O corredor começa a:
- Incluir tempos runs leves ou fartleks curtos
- Estender o longão para 14 a 18 km
- Aumentar a frequência de treinos para quatro ou cinco sessões por semana
Aqui a sensação ainda é moderada, e o foco está na construção gradual de resistência muscular. A musculação permanece, frequentemente com ênfase em força para pernas e core, o que melhora a eficiência da corrida.
A fase-chave: construção específica (semanas 13 a 20)
Este é o coração do macrociclo. O corredor já tem base e suporte de volume suficiente para treinos mais exigentes. Nesta etapa, começa a “dançar no ritmo da prova”: os treinos se tornam mais longos, mais direcionados e mais intensos.
Os longões chegam a:
-
22 km, 26 km, 28 km e, em alguns casos, 30–32 km
Na intensidade, aparecem:
- Treinos de ritmo próximo ao pace da maratona
- Intervalados moderados (400 m a 2 km)
- Sessões combinadas, como “longão progressivo” ou “bloco de ritmo no final”
O objetivo é melhorar a capacidade de sustentar esforço por várias horas e treinar o corpo a correr em economia. É aqui que o corredor aprende a administrar glicogênio, testar alimentação e hidratação e entender como o corpo responde ao desgaste prolongado.
Polimento e redução gradual: fase de afiação (semanas 21 a 24)
Depois de meses de estímulos crescentes, o corpo precisa absorver o treinamento. O período de afiação — o famoso taper — reduz o volume, mas mantém pequenas doses de intensidade. É comum cortar cerca de 20% do volume três semanas antes da maratona e chegar a 40% na semana da prova.
O corredor sente mais leveza nas pernas, ganha confiança e chega à prova descansado sem perder condicionamento. É o momento de respeitar o corpo: nada de inventar treinos novos, aumentar carga ou buscar “últimas provas”.

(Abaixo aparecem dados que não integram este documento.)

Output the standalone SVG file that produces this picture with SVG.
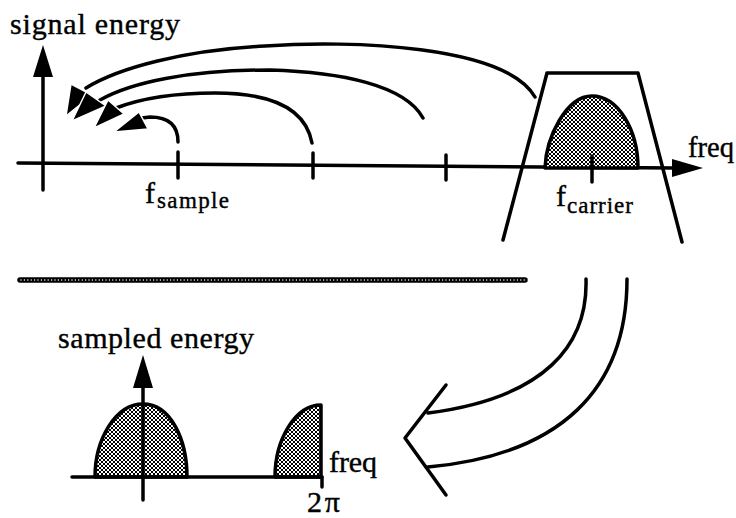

Ajustes para iniciantes: o que muda para quem encara os 42 km pela primeira vez
Nutrição, força e recuperação dentro do macrociclo
Uma periodização completa considera mais do que a corrida. As semanas incluem:
- Treinos de força duas vezes por semana nas fases iniciais e pelo menos uma vez nas mais avançadas
- Estratégia nutricional progressiva: testar géis, saber a frequência de ingestão, acostumar o estômago
- Sono estruturado: dormir mal compromete treinos de volume e recuperação
Durante o macrociclo, o corredor aprende o que funciona. Nada é deixado para descobrir no dia da maratona.
A semana da maratona: o fechamento do ciclo
O volume é baixo, a alimentação é mais controlada e as sensações passam a guiar as decisões. Treinos leves, descanso ativo e foco mental fazem parte do processo. O corredor já chega com sete meses de preparação, uma base sólida, treinos específicos e confiança construída com horas e horas de prática.
A maratona começa muito antes da largada
Um macrociclo bem planejado transforma um iniciante em um maratonista capaz de correr com segurança e prazer. A periodização permite crescer sem pressa, treinar com propósito e chegar à prova com a sensação de que cada etapa — da base ao taper — construiu algo importante.
Ao cruzar a linha de chegada dos 42 km, o corredor percebe que a maratona não se resume ao dia da prova. Ela é resultado de meses de consistência, organização e respeito ao próprio corpo — e essa é, talvez, a maior conquista de todas.